I can only really speak to Windows here - but the symptoms you're experiencing seem right in line with what I'd expect to see from that workload in Max in 32bit Windows. Everything's just gotta be thrashing - from the HDDs to the D-Caches. If Max makes any heavy use of GDI+ (I don't know) - those GDI Objects are always ripe for depletion when graphical audiosoft enters the equation IME.
Streaming samples of that size into smaller buffers is one strategy you might employ. Basically, sidestep the OOM issue entirely.
Another, and I could be talking directly out of my rear at this point . . . do standalones run in a separate process and memory space? Spin some work out to standalones and use IPC of some sort so they can talk to each other. Everything gets its own largish chunk of VAS to play in. Inelegant as hell, but if it's possible - beats the machine falling over any day.
Is that the Crazy Talk?
it was a good idea to start a different topic anyway, as the questions though related were somehow different.
We did consider splitting parts of the application in separate standalone, but this is not without difficulties, as one may expect... :)
It is essentially possible to communicate messages with OSC, audio with soundflower/jack (to some quite limited extent, tho), and video with syphon, but no shared GL render to my knowledge.
Splitting the app into separate standalone would also makes sense to prevent audio-related-crashes to trash a well-running-video-engine and vice versa. I had not thought of doing this for boosting the RAM limits though, but that's a good point !
We'll better wait for more memory space hopefully coming with 64bit version of Max.

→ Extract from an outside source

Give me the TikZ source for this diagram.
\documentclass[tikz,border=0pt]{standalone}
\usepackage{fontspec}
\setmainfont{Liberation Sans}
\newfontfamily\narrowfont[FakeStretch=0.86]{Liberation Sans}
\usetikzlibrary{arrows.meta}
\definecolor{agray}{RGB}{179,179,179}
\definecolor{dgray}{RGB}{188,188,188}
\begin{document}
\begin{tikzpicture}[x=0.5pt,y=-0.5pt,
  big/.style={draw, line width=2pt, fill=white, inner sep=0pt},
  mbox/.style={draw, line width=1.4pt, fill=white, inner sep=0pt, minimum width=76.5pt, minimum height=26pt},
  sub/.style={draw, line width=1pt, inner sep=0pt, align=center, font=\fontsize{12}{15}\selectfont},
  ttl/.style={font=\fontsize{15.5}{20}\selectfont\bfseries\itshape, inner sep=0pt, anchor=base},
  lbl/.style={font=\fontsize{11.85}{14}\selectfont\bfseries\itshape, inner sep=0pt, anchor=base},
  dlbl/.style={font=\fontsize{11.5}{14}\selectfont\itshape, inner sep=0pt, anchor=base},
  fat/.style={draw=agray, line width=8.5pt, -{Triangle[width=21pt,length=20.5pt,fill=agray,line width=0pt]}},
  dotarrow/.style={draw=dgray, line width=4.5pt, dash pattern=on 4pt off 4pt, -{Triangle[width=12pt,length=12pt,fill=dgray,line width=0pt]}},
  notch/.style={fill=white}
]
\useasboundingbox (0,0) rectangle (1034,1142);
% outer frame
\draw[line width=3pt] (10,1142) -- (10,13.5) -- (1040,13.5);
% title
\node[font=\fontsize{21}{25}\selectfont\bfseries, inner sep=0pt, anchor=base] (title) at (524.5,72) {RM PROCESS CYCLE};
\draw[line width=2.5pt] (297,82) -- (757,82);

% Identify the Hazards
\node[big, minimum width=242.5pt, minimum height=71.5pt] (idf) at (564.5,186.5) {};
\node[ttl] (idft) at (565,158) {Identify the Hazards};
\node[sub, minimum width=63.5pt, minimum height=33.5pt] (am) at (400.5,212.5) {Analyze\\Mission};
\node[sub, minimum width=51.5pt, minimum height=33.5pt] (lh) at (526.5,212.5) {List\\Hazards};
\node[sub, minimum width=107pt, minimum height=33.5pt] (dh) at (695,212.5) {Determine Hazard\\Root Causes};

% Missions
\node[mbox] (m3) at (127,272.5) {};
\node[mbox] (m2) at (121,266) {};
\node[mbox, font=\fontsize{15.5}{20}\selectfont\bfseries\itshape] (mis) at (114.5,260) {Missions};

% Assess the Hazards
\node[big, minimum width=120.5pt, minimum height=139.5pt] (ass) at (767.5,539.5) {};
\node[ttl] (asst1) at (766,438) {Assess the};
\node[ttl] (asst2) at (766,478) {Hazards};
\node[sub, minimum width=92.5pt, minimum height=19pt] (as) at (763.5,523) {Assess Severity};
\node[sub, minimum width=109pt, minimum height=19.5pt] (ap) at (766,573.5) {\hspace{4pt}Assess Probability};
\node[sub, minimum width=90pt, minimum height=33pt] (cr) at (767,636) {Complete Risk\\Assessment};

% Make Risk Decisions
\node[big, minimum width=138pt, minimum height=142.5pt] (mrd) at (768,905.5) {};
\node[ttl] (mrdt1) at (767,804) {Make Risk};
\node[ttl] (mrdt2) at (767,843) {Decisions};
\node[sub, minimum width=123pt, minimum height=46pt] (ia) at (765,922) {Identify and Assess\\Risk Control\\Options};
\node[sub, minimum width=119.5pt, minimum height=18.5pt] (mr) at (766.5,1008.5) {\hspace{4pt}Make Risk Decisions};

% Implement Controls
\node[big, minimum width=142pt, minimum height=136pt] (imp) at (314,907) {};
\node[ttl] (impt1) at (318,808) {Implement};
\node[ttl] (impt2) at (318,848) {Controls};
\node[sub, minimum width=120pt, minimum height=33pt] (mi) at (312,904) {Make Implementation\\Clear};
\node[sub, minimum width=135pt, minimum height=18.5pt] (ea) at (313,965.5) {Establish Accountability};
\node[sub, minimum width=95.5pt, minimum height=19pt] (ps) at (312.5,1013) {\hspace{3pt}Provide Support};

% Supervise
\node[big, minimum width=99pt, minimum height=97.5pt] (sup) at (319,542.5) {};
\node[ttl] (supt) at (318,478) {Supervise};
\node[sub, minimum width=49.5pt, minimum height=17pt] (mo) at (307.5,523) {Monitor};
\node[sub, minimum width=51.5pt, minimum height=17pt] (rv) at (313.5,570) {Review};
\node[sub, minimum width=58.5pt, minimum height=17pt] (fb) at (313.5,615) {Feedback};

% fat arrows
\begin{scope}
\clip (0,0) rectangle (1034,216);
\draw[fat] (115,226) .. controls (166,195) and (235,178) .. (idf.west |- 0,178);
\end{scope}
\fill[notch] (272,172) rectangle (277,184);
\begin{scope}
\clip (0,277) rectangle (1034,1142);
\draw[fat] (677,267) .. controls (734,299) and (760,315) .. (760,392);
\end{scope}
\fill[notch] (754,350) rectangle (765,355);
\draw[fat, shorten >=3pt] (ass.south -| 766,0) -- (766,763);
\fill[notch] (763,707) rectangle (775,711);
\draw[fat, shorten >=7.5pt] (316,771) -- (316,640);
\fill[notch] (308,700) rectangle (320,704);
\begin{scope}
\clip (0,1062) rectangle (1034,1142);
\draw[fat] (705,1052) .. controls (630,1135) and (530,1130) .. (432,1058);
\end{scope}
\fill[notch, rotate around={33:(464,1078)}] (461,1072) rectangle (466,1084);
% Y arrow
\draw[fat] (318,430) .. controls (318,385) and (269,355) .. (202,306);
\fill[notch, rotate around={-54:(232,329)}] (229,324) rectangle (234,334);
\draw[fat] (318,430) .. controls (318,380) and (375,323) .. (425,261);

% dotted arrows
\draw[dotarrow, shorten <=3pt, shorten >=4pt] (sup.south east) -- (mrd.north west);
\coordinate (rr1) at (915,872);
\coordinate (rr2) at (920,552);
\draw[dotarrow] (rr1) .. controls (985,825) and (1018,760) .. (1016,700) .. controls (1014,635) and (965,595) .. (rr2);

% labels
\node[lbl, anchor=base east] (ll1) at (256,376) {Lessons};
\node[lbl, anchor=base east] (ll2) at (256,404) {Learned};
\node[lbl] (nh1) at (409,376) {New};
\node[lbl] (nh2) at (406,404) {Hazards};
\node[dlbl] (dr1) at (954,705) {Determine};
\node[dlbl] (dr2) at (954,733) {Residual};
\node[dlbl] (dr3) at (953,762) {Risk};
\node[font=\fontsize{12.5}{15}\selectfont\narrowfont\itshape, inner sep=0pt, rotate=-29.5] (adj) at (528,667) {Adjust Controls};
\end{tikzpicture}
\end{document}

The audio file we load are usually small bits but we load lots of them. It happens essentially at the opening of a set, so we can check for memory abuse at this step. But usually, the crash happens after that, at modules load time, with no warning from max, then.
It sounds quite ok to me if the GUI slow down, as long as you have time enough to save your set, or to unload some modules/sounds/video/...
I guess a soft like max with its [sexy as hell] "plug anything on anything" programming style is a good candidate to have the Crazy Talk with the machine indeed :)
re: "boosting the RAM limits"
What you would really be doing in this context is exploiting the Virtual Address Space better.
Yes, you'd be making better use of your RAM - but the limits (for RAM, this is a pretty "hard" limit indeed!) still remain - the RAM you have is the RAM you have, obviously . . . and each process would still be limited to ~3GB of address space in a 32 bit system (again, Windows) with the 3GB switch thrown in BCDEDIT.
I'm being a little pedantic here, but it's a fairly important distinction depending on how you look at it.
Another thing to consider - even in 32bit - Windows can use more than 4GB of installed RAM under PAE. And 64bit OS can run 32bit applications . . . there are a few circumstances where you can actually remove some of the RAM limits, if not the virtual address space ones.
I thought OS X handled 32bit on 64bit thing fairly transparently due to differences in implementation from Windows - it'd be nice to have someone more versed in OS X to chime in (or Windows, I'm far from expert) here.
My turn to apologise - all this talk of Windows is a bit of a hijack here.
Hi to ALL !
One application in 32 bit systems can take only up to 2GB for one process.
This info You can see in Procexp - alternative task manager http://technet.microsoft.com/en-us/sysinternals/bb896653.aspx
In the top of table - right click -> select columns -> Virtual size
And NOW You can see the moment of crashing Yours application if reached 2048K !!!
@ VjVital
You don't really know what you're talking about.